* Begin RECORDED DATA *

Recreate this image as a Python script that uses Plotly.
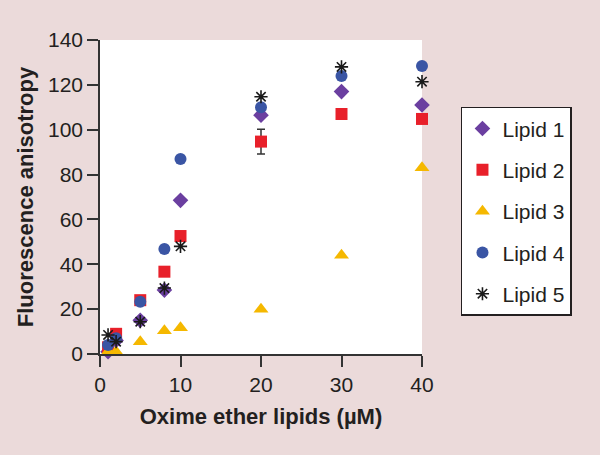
import plotly.graph_objects as go

conc = [1, 2, 5, 8, 10, 20, 30, 40]
lipid1 = [1, 6, 15, 28.5, 68.5, 106.5, 117, 111]
lipid2 = [3, 9, 24, 36.7, 52.6, 94.7, 107, 104.8]
lipid2_err = [0, 0, 0, 0, 0, 5.5, 0, 0]
lipid3 = [1, 1, 5.5, 10.4, 11.7, 20, 44, 83]
lipid4 = [4, 7, 23.3, 46.8, 86.9, 110, 124, 128.4]
lipid5 = [8.5, 5.5, 14.4, 29.4, 48, 114.7, 128, 121.4]
names = ["Lipid 1", "Lipid 2", "Lipid 3", "Lipid 4", "Lipid 5"]
x_ticks = [0, 10, 20, 30, 40]
y_ticks = [0, 20, 40, 60, 80, 100, 120, 140]

series = [lipid1, lipid2, lipid3, lipid4, lipid5]
symbols = ["diamond", "square", "triangle-up", "circle", "asterisk-open"]
colors = ["#6B3FA0", "#E8202A", "#F5B800", "#3A55A4", "#1a1a1a"]
sizes = [12, 12, 13, 12, 11]

fig = go.Figure()
for i, (nm, ys) in enumerate(zip(names, series)):
    marker = dict(symbol=symbols[i], color=colors[i], size=sizes[i])
    if symbols[i].endswith("open"):
        marker["line"] = dict(color=colors[i], width=1.6)
    else:
        marker["line"] = dict(width=0)
    kw = {}
    if i == 1:
        kw["error_y"] = dict(type="data", array=lipid2_err, visible=True,
                             color="#333333", thickness=1.5, width=4)
    fig.add_trace(go.Scatter(x=conc, y=ys, mode="markers", name=nm,
                             marker=marker, legendgroup=nm, cliponaxis=False, **kw))

bg = "#EBDADA"
txt = "#231F20"
fig.update_layout(
    width=600, height=455,
    paper_bgcolor=bg, plot_bgcolor="white",
    margin=dict(l=100, r=178, t=40, b=101),
    font=dict(family="Liberation Sans, Arial, sans-serif", size=21, color=txt),
    showlegend=True,
    legend=dict(x=1.121, y=0.787, xanchor="left", yanchor="top",
                bgcolor="white", bordercolor=txt, borderwidth=1.5,
                font=dict(size=21), tracegroupgap=11, itemwidth=30),
    xaxis=dict(range=[0, 40], tickvals=x_ticks, showgrid=False,
               zeroline=False, showline=True, linecolor="#333", linewidth=1.5,
               ticks="outside", ticklen=11, tickcolor="#333", tickwidth=1.5,
               tickfont=dict(size=21),
               title=dict(text="<b>Oxime ether lipids (µM)</b>", font=dict(size=22), standoff=14)),
    yaxis=dict(range=[0, 140], tickvals=y_ticks, showgrid=False,
               zeroline=False, showline=True, linecolor="#333", linewidth=1.5,
               ticks="outside", ticklen=11, tickcolor="#333", tickwidth=1.5,
               tickfont=dict(size=21),
               title=dict(text="<b>Fluorescence anisotropy</b>", font=dict(size=22), standoff=8)),
)
fig.write_html("out.html", config={"displayModeBar": False},
               post_script="document.body.style.margin='0';")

* End RECORDED DATA *

DIRECTIVE
Copy every line above word for word and exclude the pictures.

ANSWER
Recreate this image as a Python script that uses Plotly.
import plotly.graph_objects as go

conc = [1, 2, 5, 8, 10, 20, 30, 40]
lipid1 = [1, 6, 15, 28.5, 68.5, 106.5, 117, 111]
lipid2 = [3, 9, 24, 36.7, 52.6, 94.7, 107, 104.8]
lipid2_err = [0, 0, 0, 0, 0, 5.5, 0, 0]
lipid3 = [1, 1, 5.5, 10.4, 11.7, 20, 44, 83]
lipid4 = [4, 7, 23.3, 46.8, 86.9, 110, 124, 128.4]
lipid5 = [8.5, 5.5, 14.4, 29.4, 48, 114.7, 128, 121.4]
names = ["Lipid 1", "Lipid 2", "Lipid 3", "Lipid 4", "Lipid 5"]
x_ticks = [0, 10, 20, 30, 40]
y_ticks = [0, 20, 40, 60, 80, 100, 120, 140]

series = [lipid1, lipid2, lipid3, lipid4, lipid5]
symbols = ["diamond", "square", "triangle-up", "circle", "asterisk-open"]
colors = ["#6B3FA0", "#E8202A", "#F5B800", "#3A55A4", "#1a1a1a"]
sizes = [12, 12, 13, 12, 11]

fig = go.Figure()
for i, (nm, ys) in enumerate(zip(names, series)):
    marker = dict(symbol=symbols[i], color=colors[i], size=sizes[i])
    if symbols[i].endswith("open"):
        marker["line"] = dict(color=colors[i], width=1.6)
    else:
        marker["line"] = dict(width=0)
    kw = {}
    if i == 1:
        kw["error_y"] = dict(type="data", array=lipid2_err, visible=True,
                             color="#333333", thickness=1.5, width=4)
    fig.add_trace(go.Scatter(x=conc, y=ys, mode="markers", name=nm,
                             marker=marker, legendgroup=nm, cliponaxis=False, **kw))

bg = "#EBDADA"
txt = "#231F20"
fig.update_layout(
    width=600, height=455,
    paper_bgcolor=bg, plot_bgcolor="white",
    margin=dict(l=100, r=178, t=40, b=101),
    font=dict(family="Liberation Sans, Arial, sans-serif", size=21, color=txt),
    showlegend=True,
    legend=dict(x=1.121, y=0.787, xanchor="left", yanchor="top",
                bgcolor="white", bordercolor=txt, borderwidth=1.5,
                font=dict(size=21), tracegroupgap=11, itemwidth=30),
    xaxis=dict(range=[0, 40], tickvals=x_ticks, showgrid=False,
               zeroline=False, showline=True, linecolor="#333", linewidth=1.5,
               ticks="outside", ticklen=11, tickcolor="#333", tickwidth=1.5,
               tickfont=dict(size=21),
               title=dict(text="<b>Oxime ether lipids (µM)</b>", font=dict(size=22), standoff=14)),
    yaxis=dict(range=[0, 140], tickvals=y_ticks, showgrid=False,
               zeroline=False, showline=True, linecolor="#333", linewidth=1.5,
               ticks="outside", ticklen=11, tickcolor="#333", tickwidth=1.5,
               tickfont=dict(size=21),
               title=dict(text="<b>Fluorescence anisotropy</b>", font=dict(size=22), standoff=8)),
)
fig.write_html("out.html", config={"displayModeBar": False},
               post_script="document.body.style.margin='0';")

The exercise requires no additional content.